WHAT IS REQUIRED: Of the lines in this listing, how many contain the word "file"? Give the number and nothing else.

SUPPLIED INFORMATION:
** start **

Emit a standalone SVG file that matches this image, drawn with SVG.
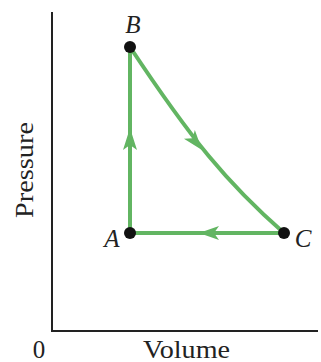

** end **
** start **

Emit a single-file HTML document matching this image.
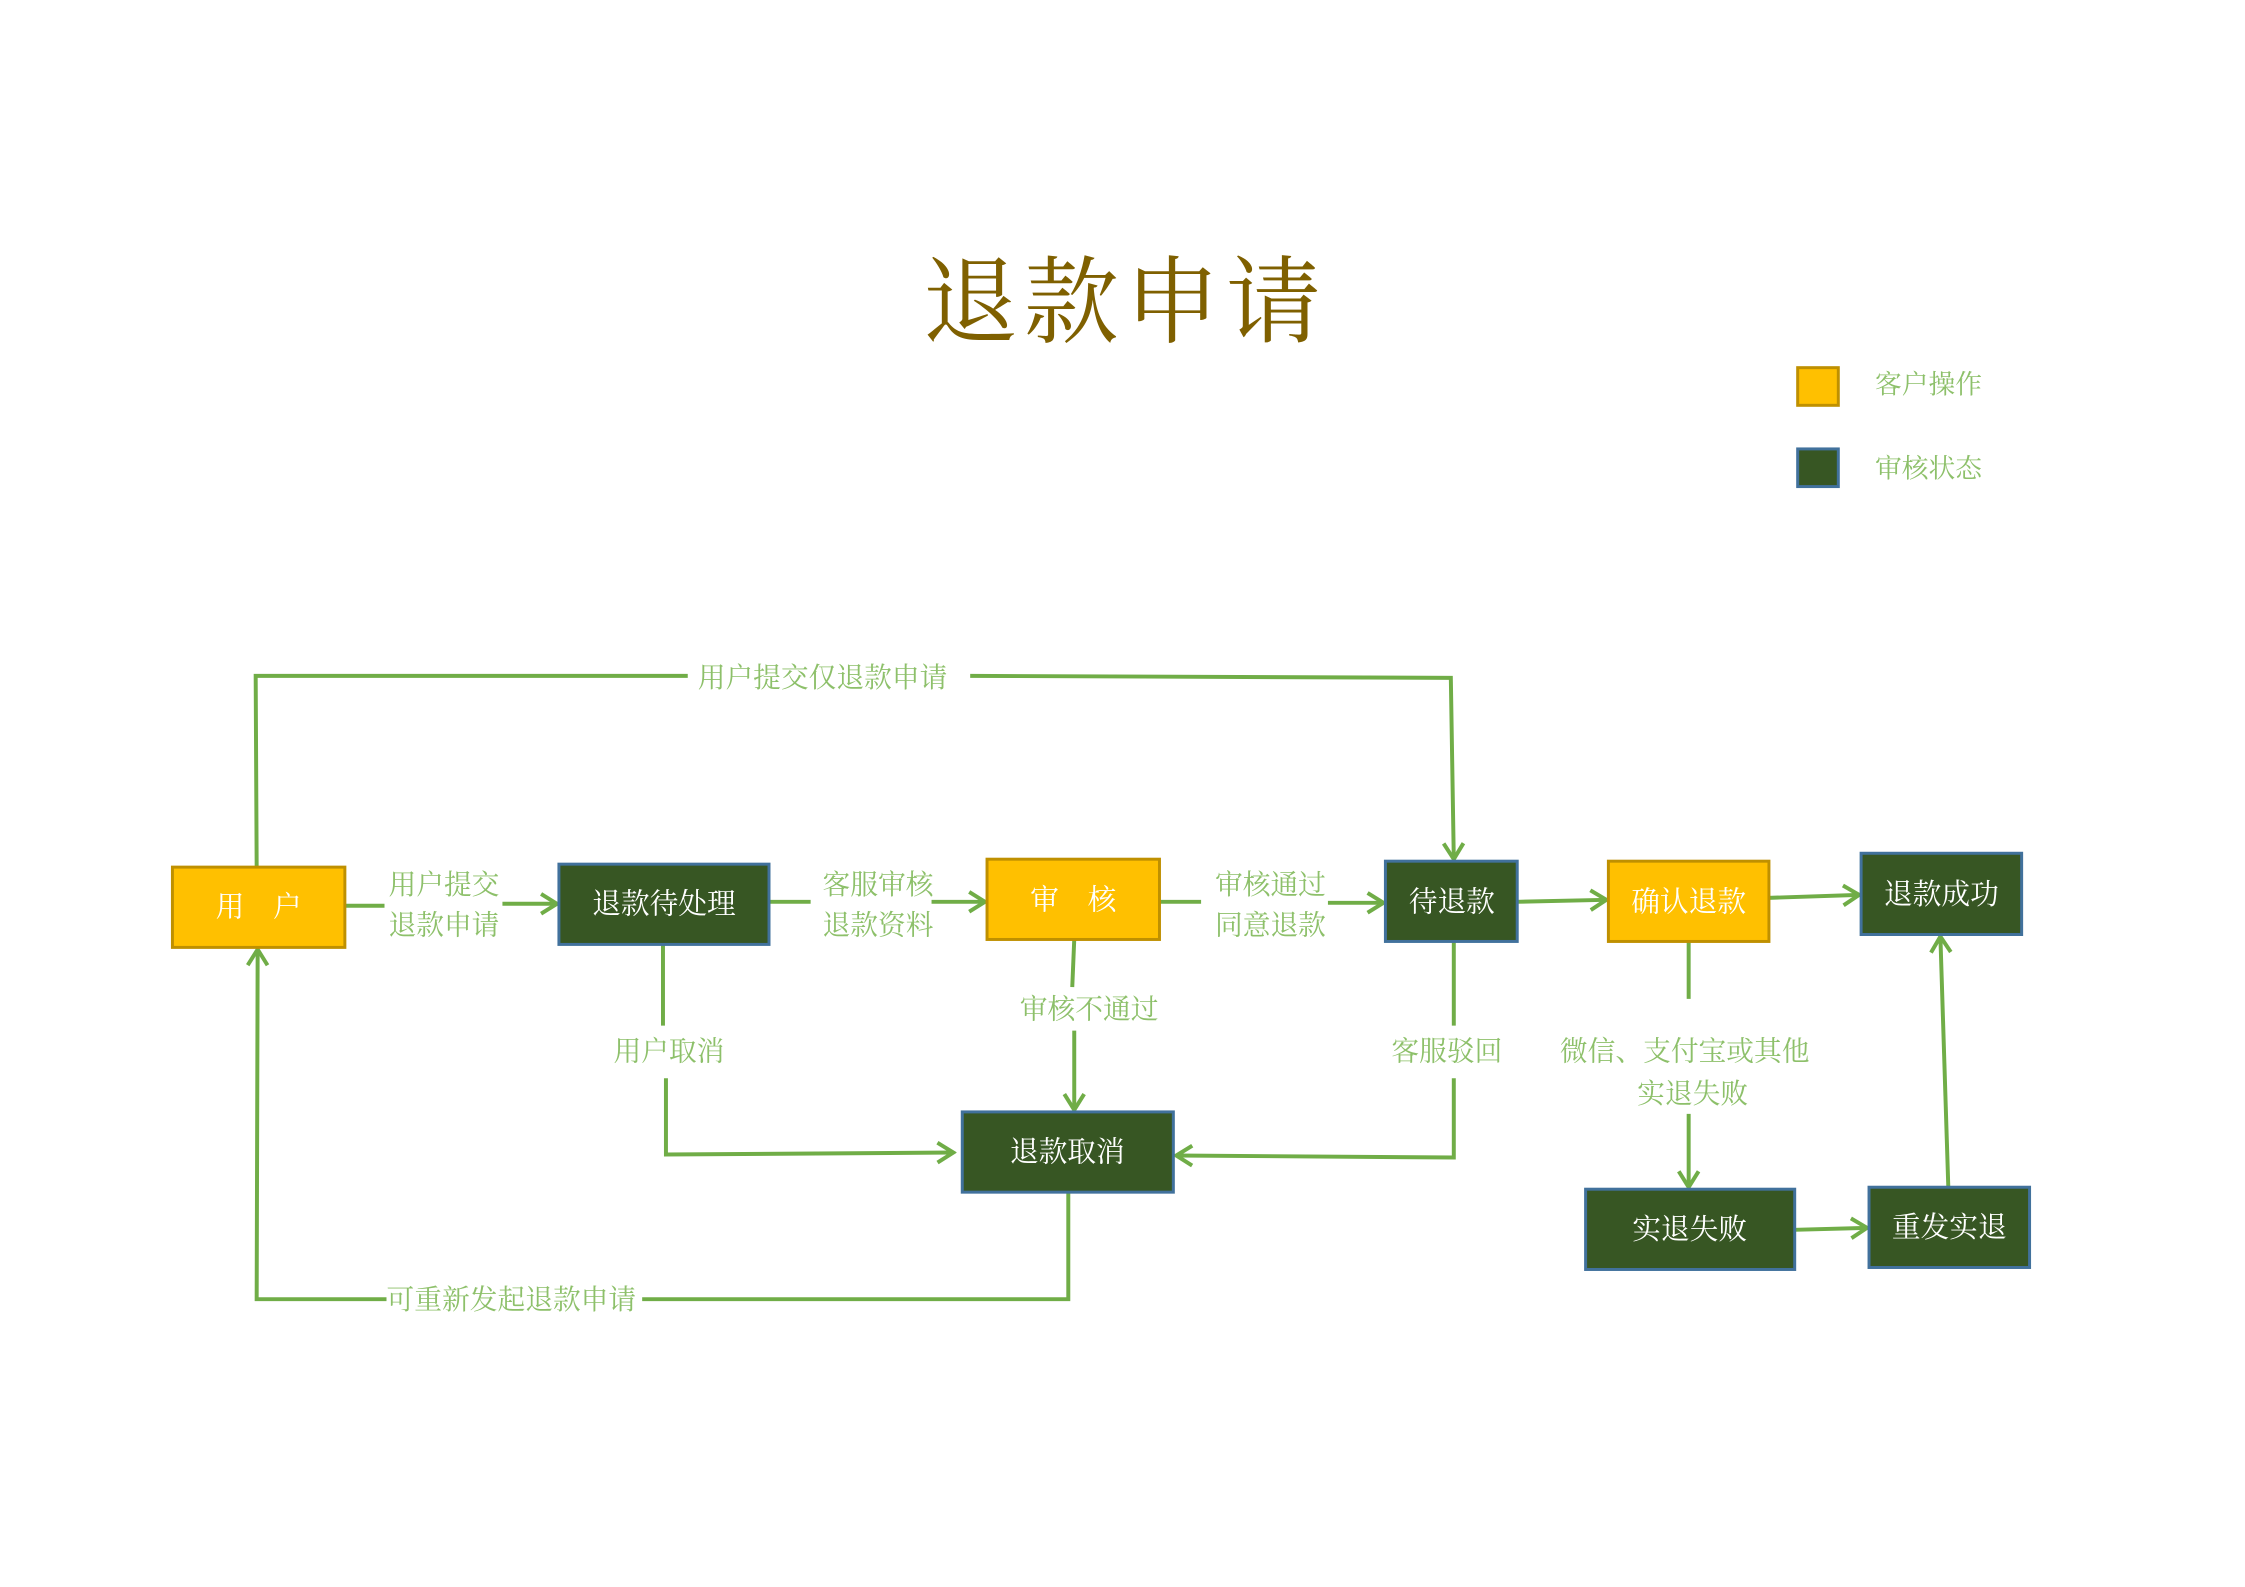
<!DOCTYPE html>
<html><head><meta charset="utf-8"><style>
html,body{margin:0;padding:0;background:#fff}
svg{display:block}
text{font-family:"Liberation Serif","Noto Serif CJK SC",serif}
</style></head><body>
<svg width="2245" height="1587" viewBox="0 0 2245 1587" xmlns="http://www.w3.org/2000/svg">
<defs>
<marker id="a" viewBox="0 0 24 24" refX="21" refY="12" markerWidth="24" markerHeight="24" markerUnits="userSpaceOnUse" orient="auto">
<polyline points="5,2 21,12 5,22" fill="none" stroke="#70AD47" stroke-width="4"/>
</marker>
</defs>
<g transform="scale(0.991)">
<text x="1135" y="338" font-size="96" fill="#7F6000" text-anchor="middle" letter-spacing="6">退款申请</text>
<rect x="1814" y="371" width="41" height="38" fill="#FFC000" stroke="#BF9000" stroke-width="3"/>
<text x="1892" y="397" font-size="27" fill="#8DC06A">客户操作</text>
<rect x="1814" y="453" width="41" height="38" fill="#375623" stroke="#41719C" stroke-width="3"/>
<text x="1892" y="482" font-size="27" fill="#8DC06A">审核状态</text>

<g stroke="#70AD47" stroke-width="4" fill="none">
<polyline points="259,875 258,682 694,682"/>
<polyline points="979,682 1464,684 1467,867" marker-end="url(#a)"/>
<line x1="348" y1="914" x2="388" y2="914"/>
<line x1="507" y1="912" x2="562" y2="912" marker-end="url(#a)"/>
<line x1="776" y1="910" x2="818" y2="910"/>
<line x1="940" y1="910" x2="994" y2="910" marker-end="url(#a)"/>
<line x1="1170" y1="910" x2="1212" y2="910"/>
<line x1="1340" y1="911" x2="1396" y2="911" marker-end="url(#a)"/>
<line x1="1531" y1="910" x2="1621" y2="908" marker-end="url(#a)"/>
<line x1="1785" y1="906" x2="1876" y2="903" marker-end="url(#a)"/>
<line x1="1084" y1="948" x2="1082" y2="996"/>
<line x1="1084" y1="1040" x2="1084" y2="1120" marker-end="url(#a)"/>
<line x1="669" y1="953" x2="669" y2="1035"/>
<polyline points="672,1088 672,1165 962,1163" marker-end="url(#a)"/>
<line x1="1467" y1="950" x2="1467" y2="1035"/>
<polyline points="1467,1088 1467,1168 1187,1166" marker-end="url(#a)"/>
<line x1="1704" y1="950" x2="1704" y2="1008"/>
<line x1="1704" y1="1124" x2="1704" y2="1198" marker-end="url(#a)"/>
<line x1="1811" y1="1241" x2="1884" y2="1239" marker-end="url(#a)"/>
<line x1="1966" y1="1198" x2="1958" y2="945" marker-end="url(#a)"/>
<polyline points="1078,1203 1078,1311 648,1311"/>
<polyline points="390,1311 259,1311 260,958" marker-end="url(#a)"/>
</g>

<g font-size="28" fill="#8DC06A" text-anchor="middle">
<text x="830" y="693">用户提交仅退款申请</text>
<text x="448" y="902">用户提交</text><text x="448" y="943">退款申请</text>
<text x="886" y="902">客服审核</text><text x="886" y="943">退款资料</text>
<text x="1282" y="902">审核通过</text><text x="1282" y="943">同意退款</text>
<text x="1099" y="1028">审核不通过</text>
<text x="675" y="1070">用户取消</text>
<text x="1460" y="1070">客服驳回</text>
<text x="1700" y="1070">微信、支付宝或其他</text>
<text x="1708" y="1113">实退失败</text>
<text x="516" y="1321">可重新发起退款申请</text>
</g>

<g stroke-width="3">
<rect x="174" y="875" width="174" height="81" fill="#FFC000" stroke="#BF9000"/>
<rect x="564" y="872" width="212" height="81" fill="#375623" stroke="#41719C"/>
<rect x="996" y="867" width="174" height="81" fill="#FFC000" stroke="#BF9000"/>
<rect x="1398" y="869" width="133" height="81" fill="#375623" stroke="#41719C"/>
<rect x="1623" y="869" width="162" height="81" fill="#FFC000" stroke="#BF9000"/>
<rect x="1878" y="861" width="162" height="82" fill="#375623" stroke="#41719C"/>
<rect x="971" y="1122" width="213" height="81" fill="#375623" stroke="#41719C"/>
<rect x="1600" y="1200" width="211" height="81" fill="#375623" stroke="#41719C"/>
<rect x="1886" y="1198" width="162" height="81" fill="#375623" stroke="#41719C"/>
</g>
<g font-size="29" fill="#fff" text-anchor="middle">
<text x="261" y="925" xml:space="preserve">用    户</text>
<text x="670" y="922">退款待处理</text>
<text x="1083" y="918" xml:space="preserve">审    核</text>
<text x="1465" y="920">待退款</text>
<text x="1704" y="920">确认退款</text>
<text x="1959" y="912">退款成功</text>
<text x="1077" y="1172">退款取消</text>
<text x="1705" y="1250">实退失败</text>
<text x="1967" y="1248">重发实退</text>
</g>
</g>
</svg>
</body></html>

** end **

RESULT BELOW: 2